Repeat verbatim each line from the line with "Write a LaTeX" to the end of the entries. Pictures do not belong in the copy.

━━━ THE INPUT ━━━

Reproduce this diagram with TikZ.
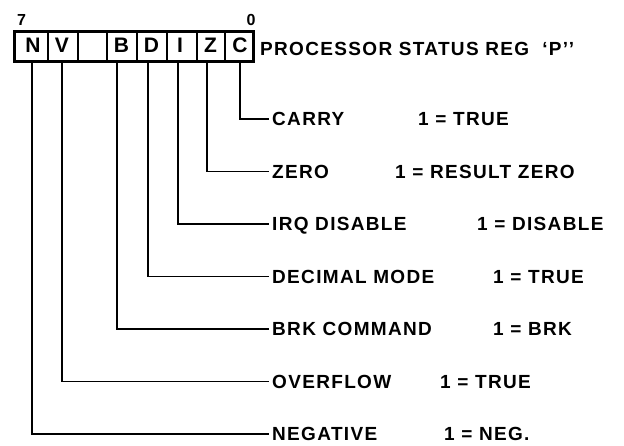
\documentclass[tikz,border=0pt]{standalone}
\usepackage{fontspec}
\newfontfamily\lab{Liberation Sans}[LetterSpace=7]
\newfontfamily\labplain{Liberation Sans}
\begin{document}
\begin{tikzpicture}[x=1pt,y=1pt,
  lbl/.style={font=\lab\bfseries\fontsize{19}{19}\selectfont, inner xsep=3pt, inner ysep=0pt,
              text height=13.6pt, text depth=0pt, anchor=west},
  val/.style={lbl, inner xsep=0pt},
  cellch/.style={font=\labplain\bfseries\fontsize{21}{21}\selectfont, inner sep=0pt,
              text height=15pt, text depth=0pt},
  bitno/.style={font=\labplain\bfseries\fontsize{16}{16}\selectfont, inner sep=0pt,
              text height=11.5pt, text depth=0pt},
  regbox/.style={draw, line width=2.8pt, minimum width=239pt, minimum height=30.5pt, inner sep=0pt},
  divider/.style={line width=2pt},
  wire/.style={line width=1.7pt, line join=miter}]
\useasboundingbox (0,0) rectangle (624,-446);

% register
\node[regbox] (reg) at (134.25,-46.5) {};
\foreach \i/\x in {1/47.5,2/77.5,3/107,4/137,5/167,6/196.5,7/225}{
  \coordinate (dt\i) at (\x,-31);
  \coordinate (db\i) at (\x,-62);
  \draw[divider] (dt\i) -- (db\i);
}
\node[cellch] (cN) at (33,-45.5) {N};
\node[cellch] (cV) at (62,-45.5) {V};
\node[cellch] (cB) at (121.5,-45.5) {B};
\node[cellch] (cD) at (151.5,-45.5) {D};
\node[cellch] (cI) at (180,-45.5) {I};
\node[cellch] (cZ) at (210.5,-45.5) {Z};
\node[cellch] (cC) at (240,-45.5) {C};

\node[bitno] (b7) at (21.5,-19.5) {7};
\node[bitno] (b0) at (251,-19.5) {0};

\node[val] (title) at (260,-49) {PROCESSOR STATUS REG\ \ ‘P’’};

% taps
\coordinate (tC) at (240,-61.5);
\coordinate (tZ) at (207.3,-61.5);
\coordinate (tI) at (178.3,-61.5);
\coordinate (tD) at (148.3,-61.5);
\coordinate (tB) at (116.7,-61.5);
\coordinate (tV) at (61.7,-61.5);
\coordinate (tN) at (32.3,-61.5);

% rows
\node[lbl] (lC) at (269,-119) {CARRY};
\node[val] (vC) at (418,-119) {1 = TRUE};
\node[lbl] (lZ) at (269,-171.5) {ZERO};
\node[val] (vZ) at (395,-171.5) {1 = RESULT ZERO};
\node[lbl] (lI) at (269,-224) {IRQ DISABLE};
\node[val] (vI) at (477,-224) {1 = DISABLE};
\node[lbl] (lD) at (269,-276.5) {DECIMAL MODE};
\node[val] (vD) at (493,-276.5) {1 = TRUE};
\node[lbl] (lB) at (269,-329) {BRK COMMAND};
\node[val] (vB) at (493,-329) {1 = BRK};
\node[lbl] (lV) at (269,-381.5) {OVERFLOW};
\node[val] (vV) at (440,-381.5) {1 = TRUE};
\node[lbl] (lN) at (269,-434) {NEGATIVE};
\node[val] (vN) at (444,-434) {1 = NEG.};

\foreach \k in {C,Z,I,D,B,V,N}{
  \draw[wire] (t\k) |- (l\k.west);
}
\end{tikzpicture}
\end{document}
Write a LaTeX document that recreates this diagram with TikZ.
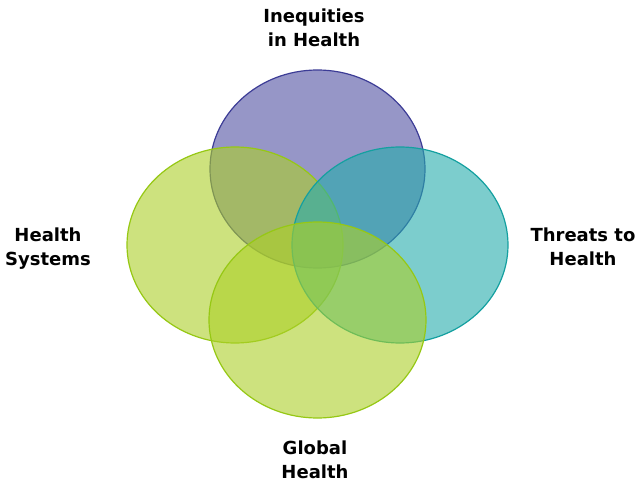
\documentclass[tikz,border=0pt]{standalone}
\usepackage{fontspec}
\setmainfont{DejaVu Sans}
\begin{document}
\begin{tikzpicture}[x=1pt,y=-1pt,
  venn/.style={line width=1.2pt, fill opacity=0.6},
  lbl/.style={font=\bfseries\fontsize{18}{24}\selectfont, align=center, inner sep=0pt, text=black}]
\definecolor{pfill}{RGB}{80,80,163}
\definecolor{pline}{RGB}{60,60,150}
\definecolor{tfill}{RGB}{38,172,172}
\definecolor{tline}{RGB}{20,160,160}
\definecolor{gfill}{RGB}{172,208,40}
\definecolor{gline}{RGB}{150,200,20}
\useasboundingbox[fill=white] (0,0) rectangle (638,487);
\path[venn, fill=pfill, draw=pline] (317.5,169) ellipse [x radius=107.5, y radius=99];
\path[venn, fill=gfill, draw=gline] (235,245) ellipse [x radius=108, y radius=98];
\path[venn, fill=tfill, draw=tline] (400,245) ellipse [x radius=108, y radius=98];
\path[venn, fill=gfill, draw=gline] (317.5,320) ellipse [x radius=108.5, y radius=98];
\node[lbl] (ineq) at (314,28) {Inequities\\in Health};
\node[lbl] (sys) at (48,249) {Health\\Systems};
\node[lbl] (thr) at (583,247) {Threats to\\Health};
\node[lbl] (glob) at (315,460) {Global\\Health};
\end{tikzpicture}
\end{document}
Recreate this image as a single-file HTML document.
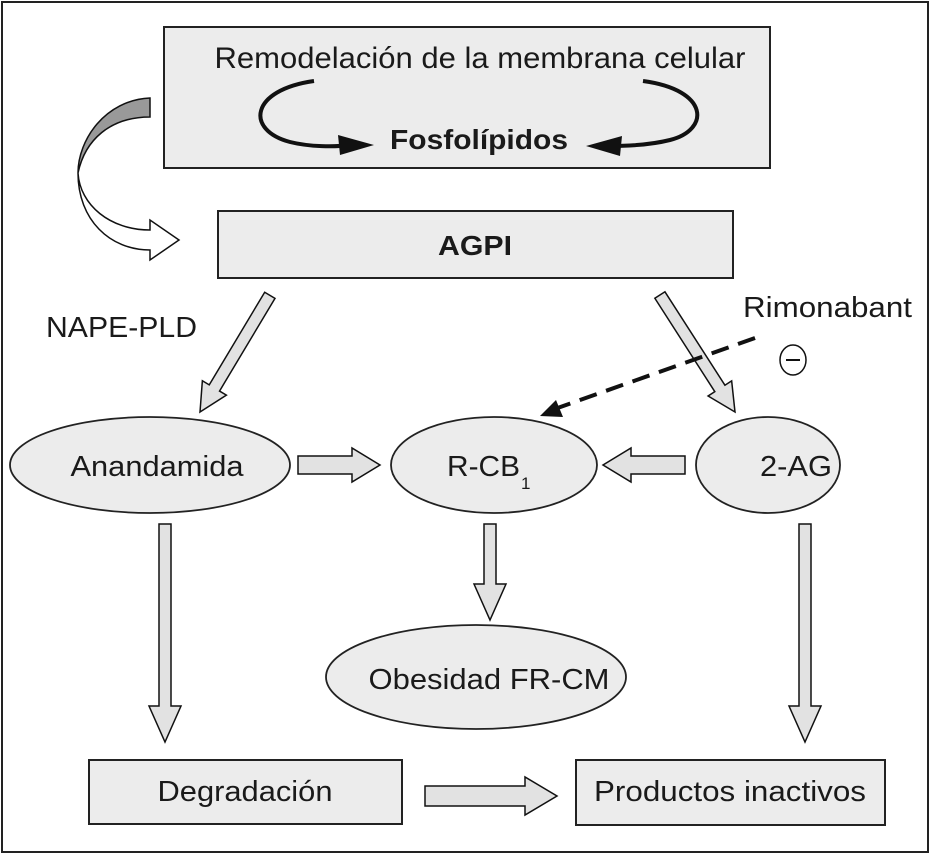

━━━

*EXERCISE ANSWER*
Write a LaTeX document that recreates this diagram with TikZ.
\documentclass[tikz,border=0pt]{standalone}
\usepackage{fontspec}
\setmainfont{DejaVu Sans}
\begin{document}
\begin{tikzpicture}[x=1pt,y=-1pt,
  venn/.style={line width=1.2pt, fill opacity=0.6},
  lbl/.style={font=\bfseries\fontsize{18}{24}\selectfont, align=center, inner sep=0pt, text=black}]
\definecolor{pfill}{RGB}{80,80,163}
\definecolor{pline}{RGB}{60,60,150}
\definecolor{tfill}{RGB}{38,172,172}
\definecolor{tline}{RGB}{20,160,160}
\definecolor{gfill}{RGB}{172,208,40}
\definecolor{gline}{RGB}{150,200,20}
\useasboundingbox[fill=white] (0,0) rectangle (638,487);
\path[venn, fill=pfill, draw=pline] (317.5,169) ellipse [x radius=107.5, y radius=99];
\path[venn, fill=gfill, draw=gline] (235,245) ellipse [x radius=108, y radius=98];
\path[venn, fill=tfill, draw=tline] (400,245) ellipse [x radius=108, y radius=98];
\path[venn, fill=gfill, draw=gline] (317.5,320) ellipse [x radius=108.5, y radius=98];
\node[lbl] (ineq) at (314,28) {Inequities\\in Health};
\node[lbl] (sys) at (48,249) {Health\\Systems};
\node[lbl] (thr) at (583,247) {Threats to\\Health};
\node[lbl] (glob) at (315,460) {Global\\Health};
\end{tikzpicture}
\end{document}
Recreate this image as a single-file HTML document.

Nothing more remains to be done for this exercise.